I think this version generates invalid OPML and invalid Docbook code. The Docbook does not seems to validate as XML because sometimes a book-tag is closed with a section-tag. In OPML's case, the section-classes look weird (see screenshot). I'm guessing something is wrong with the computation of the depth.

Are the class-sections part of the OPML standard? I'm having a hard time guessing what they are about or why one wants to use these.

A couple of code comments:

1. Don't use tabs. Even in absence of tabs, the spacing isn't always 100% consistent -- sometimes two spaces are used.

2. The use of " (double quotes) and ' (single quotes) is sometimes confusing. Only use single quotes when it shortens the code. Often your code can be shortened by using double quotes (and escaping double quotes in the embedded string).

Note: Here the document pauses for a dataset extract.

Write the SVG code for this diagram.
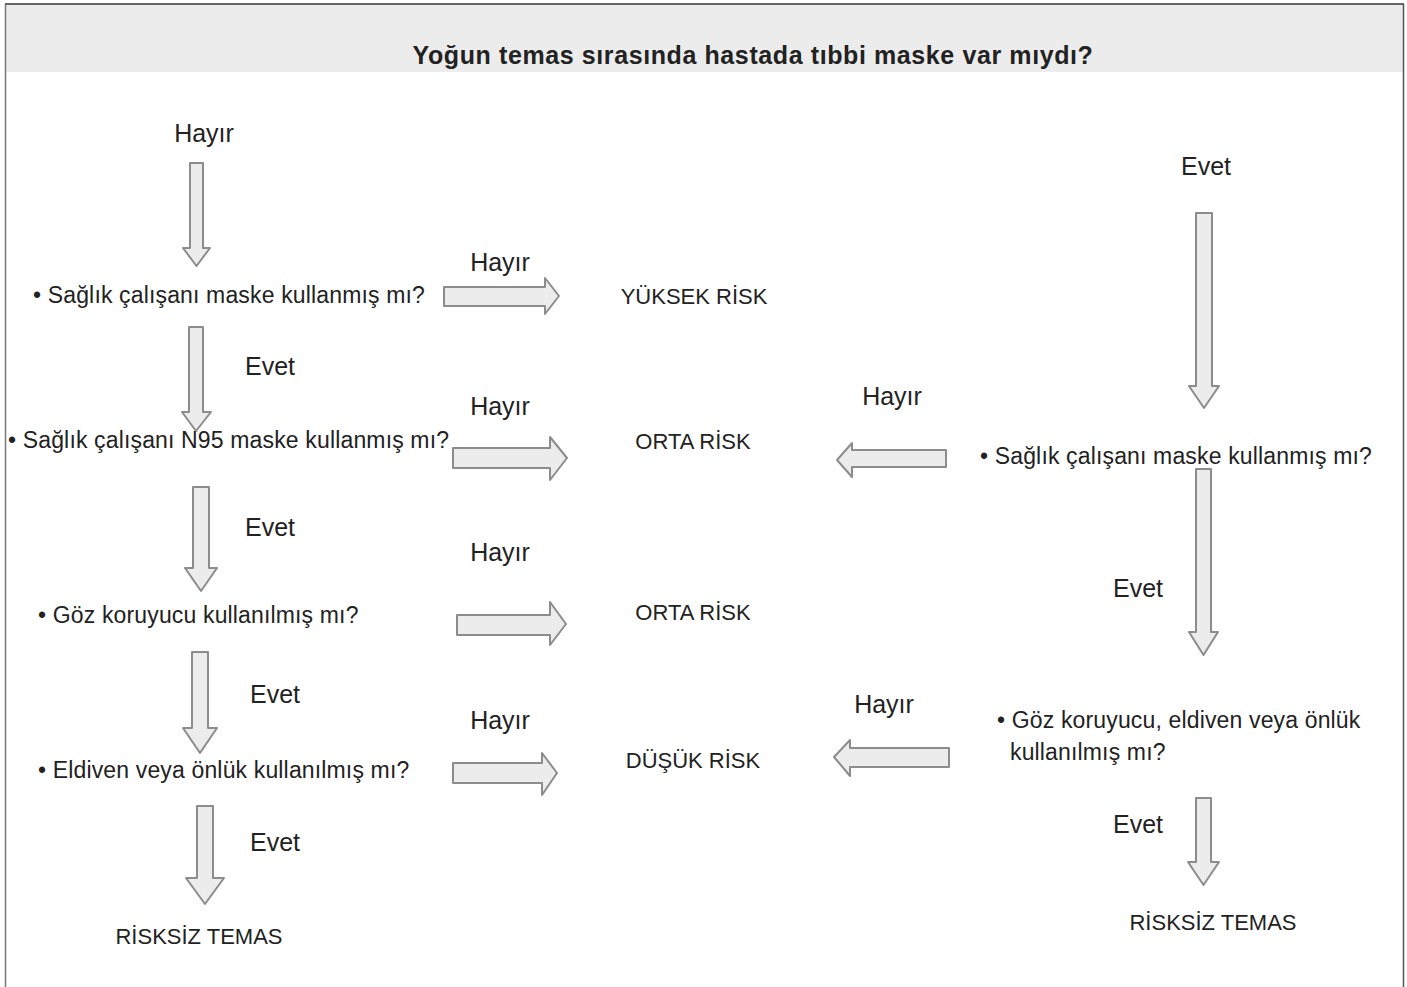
<svg xmlns="http://www.w3.org/2000/svg" width="1407" height="987" viewBox="0 0 1407 987">
<style>
.t{font-family:"Liberation Sans",Arial,sans-serif;fill:#222;}
.title{font-size:25px;font-weight:bold;letter-spacing:0.6px;}
.q{font-size:23px;letter-spacing:0.15px;}
.lbl{font-size:25px;}
.res{font-size:22px;}
.arr{fill:#ececec;stroke:#8c8c8c;stroke-width:2;stroke-linejoin:round;}
</style>
<rect x="0" y="0" width="1407" height="987" fill="#ffffff"/>
<g id="frame">
<rect x="5" y="4" width="1398" height="68" fill="#ececec"/>
<line x1="5" y1="4" x2="1404" y2="4" stroke="#333" stroke-width="1.5"/>
<line x1="5.5" y1="4" x2="5.5" y2="987" stroke="#777" stroke-width="1.5"/>
<line x1="1403.5" y1="4" x2="1403.5" y2="987" stroke="#555" stroke-width="1.5"/>
</g>
<g id="title"><text class="t title" x="753" y="64" text-anchor="middle">Yoğun temas sırasında hastada tıbbi maske var mıydı?</text></g>
<g id="connectors">
<path class="arr" d="M190 163H203V248H210L196.5 266L183 248H190Z"/>
<path class="arr" d="M189 327H203V412H211L196 431L182 412H189Z"/>
<path class="arr" d="M193 487H209V568H217L201 591L185 568H193Z"/>
<path class="arr" d="M192 652H208V728H217L200 753L183 728H192Z"/>
<path class="arr" d="M197 806H213V878H224L205 904L186 878H197Z"/>
<path class="arr" d="M1196 213H1212V386H1219L1204 408L1189 386H1196Z"/>
<path class="arr" d="M1196 469H1211V632H1218L1203.5 655L1189 632H1196Z"/>
<path class="arr" d="M1196 798H1211V862H1219L1203.5 885L1188 862H1196Z"/>
<path class="arr" d="M444 287H545V278L559 296L545 314V306H444Z"/>
<path class="arr" d="M453 448H550V437L567 458L550 480V468H453Z"/>
<path class="arr" d="M457 615H550V602L566 624L550 645V635H457Z"/>
<path class="arr" d="M453 763H542V753L557 773L542 795V783H453Z"/>
<path class="arr" d="M946 450H852V443L837 460L852 477V467H946Z"/>
<path class="arr" d="M949 748H850V740L834 757L850 776V767H949Z"/>
</g>
<g id="labels">
<text class="t lbl" x="204" y="142" text-anchor="middle">Hayır</text>
<text class="t lbl" x="1206" y="175" text-anchor="middle">Evet</text>
<text class="t lbl" x="500" y="271" text-anchor="middle">Hayır</text>
<text class="t lbl" x="270" y="375" text-anchor="middle">Evet</text>
<text class="t lbl" x="500" y="415" text-anchor="middle">Hayır</text>
<text class="t lbl" x="892" y="405" text-anchor="middle">Hayır</text>
<text class="t lbl" x="270" y="536" text-anchor="middle">Evet</text>
<text class="t lbl" x="500" y="561" text-anchor="middle">Hayır</text>
<text class="t lbl" x="1138" y="597" text-anchor="middle">Evet</text>
<text class="t lbl" x="275" y="703" text-anchor="middle">Evet</text>
<text class="t lbl" x="500" y="729" text-anchor="middle">Hayır</text>
<text class="t lbl" x="884" y="713" text-anchor="middle">Hayır</text>
<text class="t lbl" x="275" y="851" text-anchor="middle">Evet</text>
<text class="t lbl" x="1138" y="833" text-anchor="middle">Evet</text>
</g>
<g id="q1"><text class="t q" x="33" y="303">• Sağlık çalışanı maske kullanmış mı?</text></g>
<g id="q2"><text class="t q" x="8" y="448">• Sağlık çalışanı N95 maske kullanmış mı?</text></g>
<g id="q3"><text class="t q" x="38" y="623">• Göz koruyucu kullanılmış mı?</text></g>
<g id="q4"><text class="t q" x="38" y="778">• Eldiven veya önlük kullanılmış mı?</text></g>
<g id="rq1"><text class="t q" x="980" y="464">• Sağlık çalışanı maske kullanmış mı?</text></g>
<g id="rq2"><text class="t q" x="997" y="728">• Göz koruyucu, eldiven veya önlük</text><text class="t q" x="1010" y="760">kullanılmış mı?</text></g>
<g id="r1"><text class="t res" x="694" y="304" text-anchor="middle">YÜKSEK RİSK</text></g>
<g id="r2"><text class="t res" x="693" y="449" text-anchor="middle">ORTA RİSK</text></g>
<g id="r3"><text class="t res" x="693" y="620" text-anchor="middle">ORTA RİSK</text></g>
<g id="r4"><text class="t res" x="693" y="768" text-anchor="middle">DÜŞÜK RİSK</text></g>
<g id="r5"><text class="t res" x="199" y="944" text-anchor="middle">RİSKSİZ TEMAS</text></g>
<g id="r6"><text class="t res" x="1213" y="930" text-anchor="middle">RİSKSİZ TEMAS</text></g>
</svg>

Example: $output .= '<div id="node-'.$node->nid. '" class="section-'.$depth.'">'."\n";

3. Write $depth == 2, not 2 == $depth.

Comment #19

puregin CreditAttribution: puregin commented 7 June 2005 at 00:07

File	Size
xml-export-04.patch	23.89 KB

I am now supplying the correct number of parameters to the '_post_node' visitor definitions, so the depth is now passed correctly. This fixes the problems with mismatched tags and strange section depths.

The DocBook output for top-level nodes validates against Docbook XML V4.1.2 (using onsgmls). Level 2 and deeper nodes generate Chapters and sections as document fragments and so won't validate per-se. I've checked that they are well-formed, and that they validate on a manual embedding.

OPML now validates against the 1.0 DTD (though there seem to be some problems with the DTD itself)

I now encode the "id" attribute as string in type attribute of outline for OPML, in order to store this metadata in an existing attribute. The use case I have in mind is someone exporting the book structure (hierarchy) via OPML, editing it and re-importing to modify the structure of the book. I have removed the "class" metadata.

Checked for tabs/whitespace - I hope this is now OK.

Now using ($depth == 2) rather than (2 == $depth).

I've replace single quotes with double where code is simplified by this.